Let's say I have a binomial data set - m number of data points with a vaule of 0 and m number of data points with a value of 1. I have one data point (z) with the value of 0.5 (see below).

y x
y x
y x
y z x
----------------------------------------
0 0.5 1

We want to recognize data point z as a "maximally abnormal" (i.e. the maximum outlier possible with the given distribution) data point b/c it is furthest outside of both clusters.

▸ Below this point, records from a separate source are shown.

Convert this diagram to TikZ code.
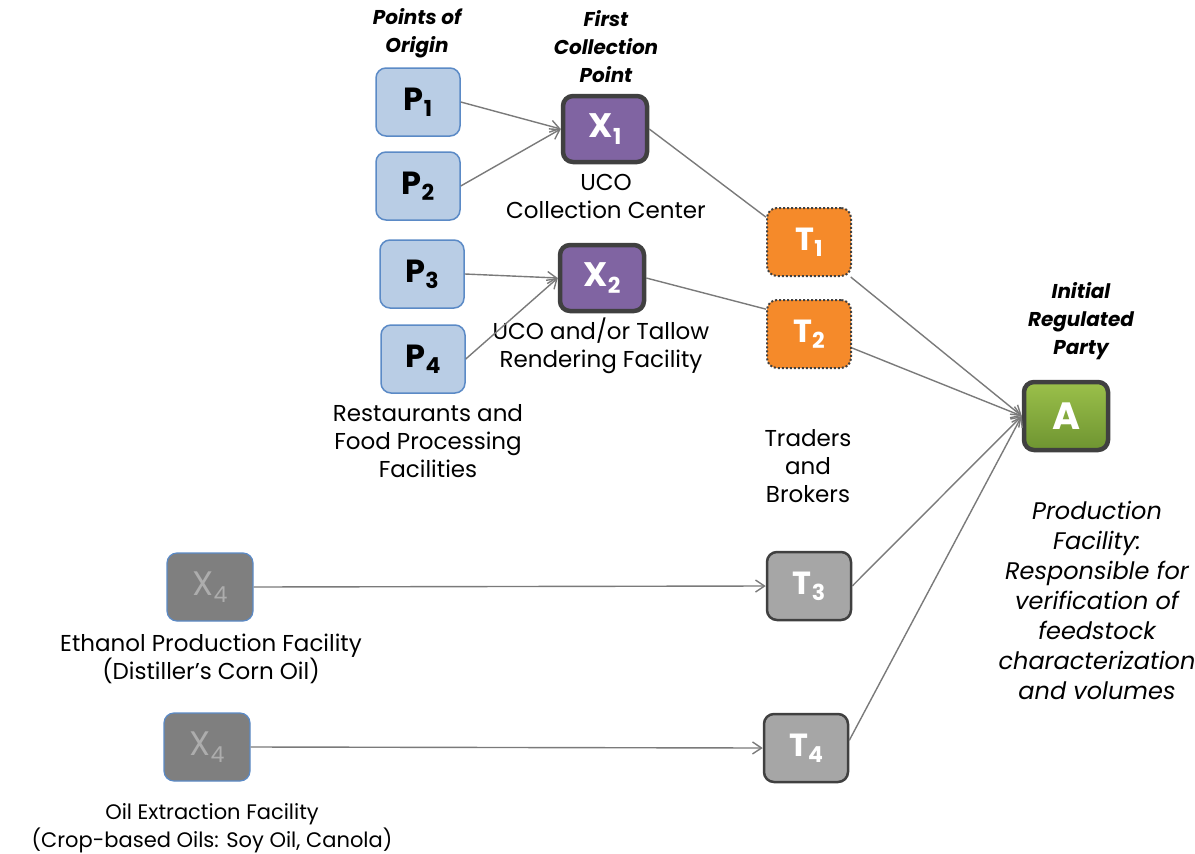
\documentclass[tikz,border=0pt]{standalone}
\usepackage{fontspec}
\setmainfont{Poppins}
\usetikzlibrary{arrows.meta}
\definecolor{pfill}{HTML}{B9CDE5}
\definecolor{pline}{HTML}{5B8AC6}
\definecolor{xfill}{HTML}{8064A2}
\definecolor{dark}{HTML}{404040}
\definecolor{tfill}{HTML}{F58A2A}
\definecolor{gtop}{HTML}{9BC04A}
\definecolor{gbot}{HTML}{6E9431}
\definecolor{gfill}{HTML}{7F7F7F}
\definecolor{gtext}{HTML}{ADADAD}
\definecolor{tgfill}{HTML}{A6A6A6}
\definecolor{arr}{HTML}{7A7A7A}
\newcommand{\sbs}[1]{\raisebox{-0.35ex}{\fontsize{22}{22}\selectfont #1}}
\begin{document}
\begin{tikzpicture}[x=1pt,y=-1pt,
  base/.style={rounded corners=10pt, minimum width=84pt, minimum height=68pt, inner sep=0pt},
  pbox/.style={base, fill=pfill, draw=pline, line width=1.5pt, font=\fontsize{32}{32}\selectfont\bfseries},
  xbox/.style={base, fill=xfill, draw=dark, line width=4.5pt, minimum width=84pt, minimum height=66pt, text=white, font=\fontsize{34}{34}\selectfont\bfseries},
  tbox/.style={base, fill=tfill, draw=dark, line width=2pt, dotted, text=white, font=\fontsize{32}{32}\selectfont\bfseries},
  abox/.style={base, top color=gtop, bottom color=gbot, draw=dark, line width=4.5pt, minimum width=84pt, minimum height=68pt, text=white, font=\fontsize{38}{38}\selectfont\bfseries},
  xgbox/.style={base, fill=gfill, draw=pline, line width=1.2pt, minimum width=86pt, text=gtext, font=\fontsize{34}{34}\selectfont},
  tgbox/.style={base, fill=tgfill, draw=dark, line width=2.5pt, text=white, font=\fontsize{32}{32}\selectfont\bfseries},
  lbl/.style={align=center, font=\fontsize{23}{28}\selectfont, inner sep=0pt},
  hdr/.style={align=center, font=\fontsize{20}{28}\selectfont\bfseries\itshape, inner sep=0pt},
  ilbl/.style={align=center, font=\fontsize{24}{30}\selectfont\itshape, inner sep=0pt},
  link/.style={draw=arr, line width=1.4pt},
  arrow/.style={link, -{Straight Barb[length=9pt,width=12pt,line width=1.4pt]}}
]
\useasboundingbox (0,0) rectangle (1195,854);

% nodes
\node[pbox] (P1) at (418,102) {P\sbs{1}};
\node[pbox] (P2) at (418,186) {P\sbs{2}};
\node[pbox] (P3) at (422,274) {P\sbs{3}};
\node[pbox] (P4) at (423,359) {P\sbs{4}};
\node[xbox] (X1) at (605,129) {X\sbs{1}};
\node[xbox] (X2) at (602,278) {X\sbs{2}};
\node[tbox] (T1) at (809,242) {T\sbs{1}};
\node[tbox] (T2) at (809,334) {T\sbs{2}};
\node[abox] (A) at (1066,416) {A};
\node[xgbox] (X4a) at (210,587) {X\sbs{4}};
\node[xgbox] (X4b) at (207,747) {X\sbs{4}};
\node[tgbox] (T3) at (809,586) {T\sbs{3}};
\node[tgbox] (T4) at (806,748) {T\sbs{4}};

% labels
\node[hdr] (hPO) at (417,33) {Points of\\Origin};
\node[hdr] (hFC) at (606,47) {First\\Collection\\Point};
\node[hdr] (hIR) at (1081,321) {Initial\\Regulated\\Party};
\node[lbl] (lX1) at (606,196) {UCO\\Collection Center};
\node[lbl] (lX2) at (601,346) {UCO and/or Tallow\\Rendering Facility};
\node[lbl] (lP) at (428,441) {Restaurants and\\Food Processing\\Facilities};
\node[lbl] (lT) at (808,466) {Traders\\and\\Brokers};
\node[lbl] (lE) at (211,659) {Ethanol Production Facility\\(Distiller’s Corn Oil)};
\node[lbl, font=\fontsize{21}{28}\selectfont] (lO) at (212,828) {Oil Extraction Facility\\(Crop-based Oils: Soy Oil, Canola)};
\node[ilbl] (lA) at (1097,600) {Production\\Facility:\\Responsible for\\verification of\\feedstock\\characterization\\and volumes};

% connectors
\draw[arrow] (P1.east) -- (X1.west);
\draw[arrow] (P2.east) -- (X1.west);
\draw[arrow] (P3.east) -- (X2.west);
\draw[arrow] (P4.east) -- (X2.west);
\draw[link] (X1.east) -- (T1.150);
\draw[link] (X2.east) -- (T2.150);
\draw[arrow] (T1.-40) -- (A.west);
\draw[arrow] (T2.-18) -- (A.west);
\draw[arrow] (T3.east) -- (A.west);
\draw[arrow] (T4.10) -- (A.west);
\draw[arrow] (X4a.east) -- (T3.west);
\draw[arrow] (X4b.east) -- (T4.west);
\end{tikzpicture}
\end{document}
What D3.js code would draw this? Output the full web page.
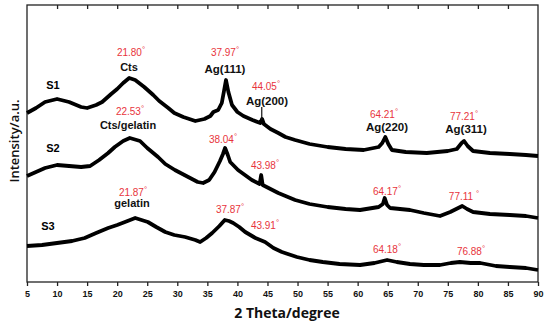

How do we do this? In general, how do we take a data point and, without assuming a normal distribution, compute how "different" it is from the given distribution?

Thanks in advance.
 

Dason

Ambassador to the humans
#2
Your general question makes sense but I have no idea what you're saying with your specific example. I don't understand the chart thing that you made and if the data is binomial then it could only take integer values. Assuming that you meant that the data was really either a 0, 1, or 2 and you divided everything by 2 to get 0, .5, 1 the data still isn't very binomial because you wouldn't see the pattern you describe in a binomial distribution. So could you describe your example some more because it's not clear to me what you're trying to say.
 
#3
Your general question makes sense but I have no idea what you're saying with your specific example. I don't understand the chart thing that you made and if the data is binomial then it could only take integer values. Assuming that you meant that the data was really either a 0, 1, or 2 and you divided everything by 2 to get 0, .5, 1 the data still isn't very binomial because you wouldn't see the pattern you describe in a binomial distribution. So could you describe your example some more because it's not clear to me what you're trying to say.
Ok, forget the notion about "binomial." My example more generally is intended to say: suppose I have a cluster of data points at one end of a spectrum and another cluster at the other end, how do I determine the uniqueness of a single data point somewhere in between?"

Is this clearer?

Thanks,
B-
 
#4
Another way of putting this is: given sample s in population P, what kind of measures can be used to determine how "surprising" (or conversely, how "normal") s is given P?
 

Dason

Ambassador to the humans
#5
Well I'd say it really depends on the structure of your data. In your toy example at the top the results you got wouldn't be surprising at all if the true probabilities were something like 4/9 for 0, 1/9 for 0.5, and 4/9 for 1.